#### SUPPLIED DATA

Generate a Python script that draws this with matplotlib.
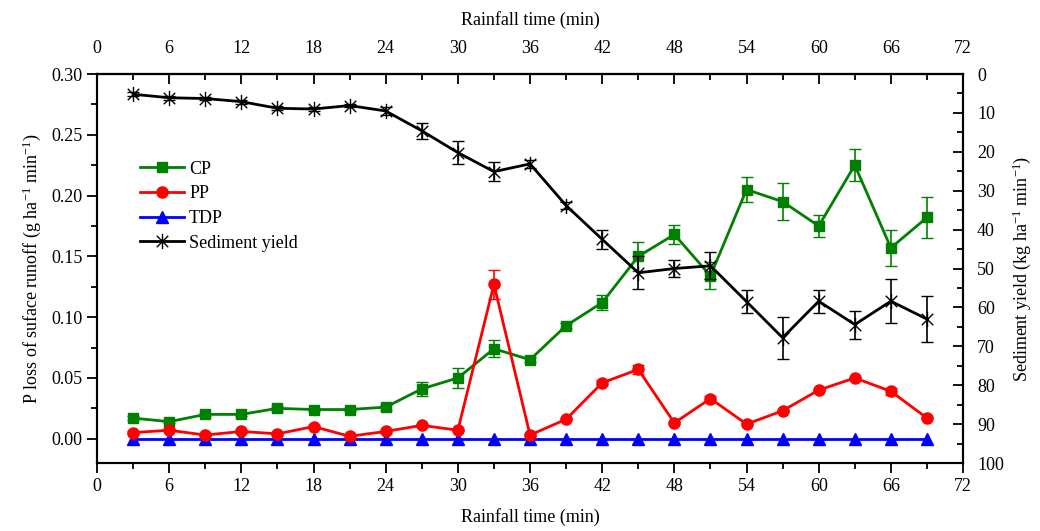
import numpy as np
import matplotlib
matplotlib.use('Agg')
import matplotlib.pyplot as plt
from matplotlib.path import Path
from matplotlib.lines import Line2D
from matplotlib.ticker import MultipleLocator

# Fuente tipo Times
plt.rcParams['font.family'] = ['Liberation Serif', 'DejaVu Serif']
plt.rcParams['mathtext.fontset'] = 'custom'
plt.rcParams['mathtext.rm'] = 'Liberation Serif'
plt.rcParams['mathtext.it'] = 'Liberation Serif:italic'

# --- DATOS ---
tiempo = [3, 6, 9, 12, 15, 18, 21, 24, 27, 30, 33, 36,
          39, 42, 45, 48, 51, 54, 57, 60, 63, 66, 69]

cp = [0.017, 0.014, 0.020, 0.020, 0.025, 0.024, 0.024, 0.026, 0.041, 0.050, 0.074, 0.065,
      0.093, 0.112, 0.150, 0.168, 0.134, 0.205, 0.195, 0.175, 0.225, 0.157, 0.182]
cp_err = [0.002, 0.001, 0.001, 0.001, 0.002, 0.001, 0.001, 0.002, 0.006, 0.008, 0.007, 0.002,
          0.002, 0.006, 0.012, 0.008, 0.011, 0.010, 0.015, 0.009, 0.013, 0.015, 0.017]

pp = [0.005, 0.007, 0.003, 0.006, 0.004, 0.010, 0.002, 0.006, 0.011, 0.007, 0.127, 0.003,
      0.016, 0.046, 0.057, 0.013, 0.033, 0.012, 0.023, 0.040, 0.050, 0.039, 0.017]
pp_err = [0.001, 0.001, 0.001, 0.001, 0.001, 0.001, 0.001, 0.001, 0.001, 0.001, 0.012, 0.001,
          0.001, 0.002, 0.004, 0.001, 0.002, 0.001, 0.001, 0.001, 0.001, 0.003, 0.001]

tdp = [0.0] * 23

sedimento = [5.2, 6.1, 6.3, 7.1, 8.8, 9.0, 8.1, 9.5, 14.6, 20.2, 25.1, 23.1,
             33.8, 42.5, 51.1, 50.0, 49.3, 58.5, 67.8, 58.4, 64.4, 58.4, 63.0]
sedimento_err = [0.5, 0.5, 0.5, 0.5, 0.5, 0.5, 0.5, 1.0, 2.1, 3.0, 2.5, 1.0,
                 1.0, 2.4, 4.2, 2.2, 3.5, 3.0, 5.4, 3.0, 3.6, 5.7, 6.0]

# Marcador asterisco (X + linea vertical), como en Origin
estrella = Path([(0, -1), (0, 1), (-0.75, -0.75), (0.75, 0.75), (-0.75, 0.75), (0.75, -0.75)],
                [Path.MOVETO, Path.LINETO, Path.MOVETO, Path.LINETO, Path.MOVETO, Path.LINETO])

fig = plt.figure(figsize=(10.4, 5.31), dpi=100)
ax = fig.add_axes([0.0933, 0.128, 0.8327, 0.7326])

# Series en eje izquierdo
ax.errorbar(tiempo, cp, yerr=cp_err, color='#008000', marker='s', markersize=7,
            linewidth=2, elinewidth=1.2, capsize=4)
ax.errorbar(tiempo, pp, yerr=pp_err, color='#FF0000', marker='o', markersize=8,
            linewidth=2, elinewidth=1.2, capsize=4)
ax.plot(tiempo, tdp, color='#0000FF', marker='^', markersize=8, linewidth=2)

ax.set_xlim(0, 72)
ax.set_ylim(-0.02, 0.30)
ax.xaxis.set_major_locator(MultipleLocator(6))
ax.xaxis.set_minor_locator(MultipleLocator(3))
ax.yaxis.set_minor_locator(MultipleLocator(0.025))
ax.set_yticks(np.arange(0, 0.301, 0.05))
ax.set_yticklabels([f'{v:.2f}' for v in np.arange(0, 0.301, 0.05)])
ax.tick_params(axis='both', which='both', direction='out', labelsize=13, width=1.3)
ax.tick_params(axis='both', which='major', length=7)
ax.tick_params(axis='both', which='minor', length=4)
ax.tick_params(axis='y', which='both', right=False)
ax.set_xlabel('Rainfall time (min)', fontsize=13, labelpad=10)
ax.set_ylabel(r'P loss of suface runoff (g ha$^{-1}$ min$^{-1}$)', fontsize=13, labelpad=6)

# Eje derecho invertido para sedimento
axr = ax.twinx()
axr.errorbar(tiempo, sedimento, yerr=sedimento_err, color='black', marker=estrella,
             markersize=11, markeredgewidth=1.0, linewidth=2, elinewidth=1.2, capsize=4)
axr.set_ylim(100, 0)
axr.yaxis.set_major_locator(MultipleLocator(10))
axr.yaxis.set_minor_locator(MultipleLocator(5))
axr.tick_params(axis='y', which='both', direction='in', labelsize=13, width=1.3, pad=10)
axr.tick_params(axis='y', which='major', length=7)
axr.tick_params(axis='y', which='minor', length=4)
axr.set_ylabel(r'Sediment yield (kg ha$^{-1}$ min$^{-1}$)', fontsize=13, labelpad=5)

# Eje superior
axt = ax.secondary_xaxis('top')
axt.xaxis.set_major_locator(MultipleLocator(6))
axt.xaxis.set_minor_locator(MultipleLocator(3))
axt.tick_params(axis='x', which='both', direction='in', labelsize=13, width=1.3, pad=12)
axt.tick_params(axis='x', which='major', length=7)
axt.tick_params(axis='x', which='minor', length=4)
axt.set_xlabel('Rainfall time (min)', fontsize=13, labelpad=11)

for a in (ax, axr):
    for s in a.spines.values():
        s.set_linewidth(1.5)
axt.spines['top'].set_linewidth(1.5)

# Leyenda en el orden del original
handles = [
    Line2D([], [], color='#008000', marker='s', markersize=7, linewidth=2),
    Line2D([], [], color='#FF0000', marker='o', markersize=8, linewidth=2),
    Line2D([], [], color='#0000FF', marker='^', markersize=8, linewidth=2),
    Line2D([], [], color='black', marker=estrella, markersize=11, markeredgewidth=1.0, linewidth=2),
]
labels = ['CP', 'PP', 'TDP', 'Sediment yield']
axr.legend(handles, labels, loc='upper left', bbox_to_anchor=(0.05, 0.777),
           frameon=False, fontsize=13, borderpad=0, borderaxespad=0,
           handlelength=2.4, handletextpad=0.3, labelspacing=0.42)

plt.savefig('out.png', dpi=100)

#### REQUEST
Output all of the data exactly as it stands, minus any images.

#### RESULT
Generate a Python script that draws this with matplotlib.
import numpy as np
import matplotlib
matplotlib.use('Agg')
import matplotlib.pyplot as plt
from matplotlib.path import Path
from matplotlib.lines import Line2D
from matplotlib.ticker import MultipleLocator

# Fuente tipo Times
plt.rcParams['font.family'] = ['Liberation Serif', 'DejaVu Serif']
plt.rcParams['mathtext.fontset'] = 'custom'
plt.rcParams['mathtext.rm'] = 'Liberation Serif'
plt.rcParams['mathtext.it'] = 'Liberation Serif:italic'

# --- DATOS ---
tiempo = [3, 6, 9, 12, 15, 18, 21, 24, 27, 30, 33, 36,
          39, 42, 45, 48, 51, 54, 57, 60, 63, 66, 69]

cp = [0.017, 0.014, 0.020, 0.020, 0.025, 0.024, 0.024, 0.026, 0.041, 0.050, 0.074, 0.065,
      0.093, 0.112, 0.150, 0.168, 0.134, 0.205, 0.195, 0.175, 0.225, 0.157, 0.182]
cp_err = [0.002, 0.001, 0.001, 0.001, 0.002, 0.001, 0.001, 0.002, 0.006, 0.008, 0.007, 0.002,
          0.002, 0.006, 0.012, 0.008, 0.011, 0.010, 0.015, 0.009, 0.013, 0.015, 0.017]

pp = [0.005, 0.007, 0.003, 0.006, 0.004, 0.010, 0.002, 0.006, 0.011, 0.007, 0.127, 0.003,
      0.016, 0.046, 0.057, 0.013, 0.033, 0.012, 0.023, 0.040, 0.050, 0.039, 0.017]
pp_err = [0.001, 0.001, 0.001, 0.001, 0.001, 0.001, 0.001, 0.001, 0.001, 0.001, 0.012, 0.001,
          0.001, 0.002, 0.004, 0.001, 0.002, 0.001, 0.001, 0.001, 0.001, 0.003, 0.001]

tdp = [0.0] * 23

sedimento = [5.2, 6.1, 6.3, 7.1, 8.8, 9.0, 8.1, 9.5, 14.6, 20.2, 25.1, 23.1,
             33.8, 42.5, 51.1, 50.0, 49.3, 58.5, 67.8, 58.4, 64.4, 58.4, 63.0]
sedimento_err = [0.5, 0.5, 0.5, 0.5, 0.5, 0.5, 0.5, 1.0, 2.1, 3.0, 2.5, 1.0,
                 1.0, 2.4, 4.2, 2.2, 3.5, 3.0, 5.4, 3.0, 3.6, 5.7, 6.0]

# Marcador asterisco (X + linea vertical), como en Origin
estrella = Path([(0, -1), (0, 1), (-0.75, -0.75), (0.75, 0.75), (-0.75, 0.75), (0.75, -0.75)],
                [Path.MOVETO, Path.LINETO, Path.MOVETO, Path.LINETO, Path.MOVETO, Path.LINETO])

fig = plt.figure(figsize=(10.4, 5.31), dpi=100)
ax = fig.add_axes([0.0933, 0.128, 0.8327, 0.7326])

# Series en eje izquierdo
ax.errorbar(tiempo, cp, yerr=cp_err, color='#008000', marker='s', markersize=7,
            linewidth=2, elinewidth=1.2, capsize=4)
ax.errorbar(tiempo, pp, yerr=pp_err, color='#FF0000', marker='o', markersize=8,
            linewidth=2, elinewidth=1.2, capsize=4)
ax.plot(tiempo, tdp, color='#0000FF', marker='^', markersize=8, linewidth=2)

ax.set_xlim(0, 72)
ax.set_ylim(-0.02, 0.30)
ax.xaxis.set_major_locator(MultipleLocator(6))
ax.xaxis.set_minor_locator(MultipleLocator(3))
ax.yaxis.set_minor_locator(MultipleLocator(0.025))
ax.set_yticks(np.arange(0, 0.301, 0.05))
ax.set_yticklabels([f'{v:.2f}' for v in np.arange(0, 0.301, 0.05)])
ax.tick_params(axis='both', which='both', direction='out', labelsize=13, width=1.3)
ax.tick_params(axis='both', which='major', length=7)
ax.tick_params(axis='both', which='minor', length=4)
ax.tick_params(axis='y', which='both', right=False)
ax.set_xlabel('Rainfall time (min)', fontsize=13, labelpad=10)
ax.set_ylabel(r'P loss of suface runoff (g ha$^{-1}$ min$^{-1}$)', fontsize=13, labelpad=6)

# Eje derecho invertido para sedimento
axr = ax.twinx()
axr.errorbar(tiempo, sedimento, yerr=sedimento_err, color='black', marker=estrella,
             markersize=11, markeredgewidth=1.0, linewidth=2, elinewidth=1.2, capsize=4)
axr.set_ylim(100, 0)
axr.yaxis.set_major_locator(MultipleLocator(10))
axr.yaxis.set_minor_locator(MultipleLocator(5))
axr.tick_params(axis='y', which='both', direction='in', labelsize=13, width=1.3, pad=10)
axr.tick_params(axis='y', which='major', length=7)
axr.tick_params(axis='y', which='minor', length=4)
axr.set_ylabel(r'Sediment yield (kg ha$^{-1}$ min$^{-1}$)', fontsize=13, labelpad=5)

# Eje superior
axt = ax.secondary_xaxis('top')
axt.xaxis.set_major_locator(MultipleLocator(6))
axt.xaxis.set_minor_locator(MultipleLocator(3))
axt.tick_params(axis='x', which='both', direction='in', labelsize=13, width=1.3, pad=12)
axt.tick_params(axis='x', which='major', length=7)
axt.tick_params(axis='x', which='minor', length=4)
axt.set_xlabel('Rainfall time (min)', fontsize=13, labelpad=11)

for a in (ax, axr):
    for s in a.spines.values():
        s.set_linewidth(1.5)
axt.spines['top'].set_linewidth(1.5)

# Leyenda en el orden del original
handles = [
    Line2D([], [], color='#008000', marker='s', markersize=7, linewidth=2),
    Line2D([], [], color='#FF0000', marker='o', markersize=8, linewidth=2),
    Line2D([], [], color='#0000FF', marker='^', markersize=8, linewidth=2),
    Line2D([], [], color='black', marker=estrella, markersize=11, markeredgewidth=1.0, linewidth=2),
]
labels = ['CP', 'PP', 'TDP', 'Sediment yield']
axr.legend(handles, labels, loc='upper left', bbox_to_anchor=(0.05, 0.777),
           frameon=False, fontsize=13, borderpad=0, borderaxespad=0,
           handlelength=2.4, handletextpad=0.3, labelspacing=0.42)

plt.savefig('out.png', dpi=100)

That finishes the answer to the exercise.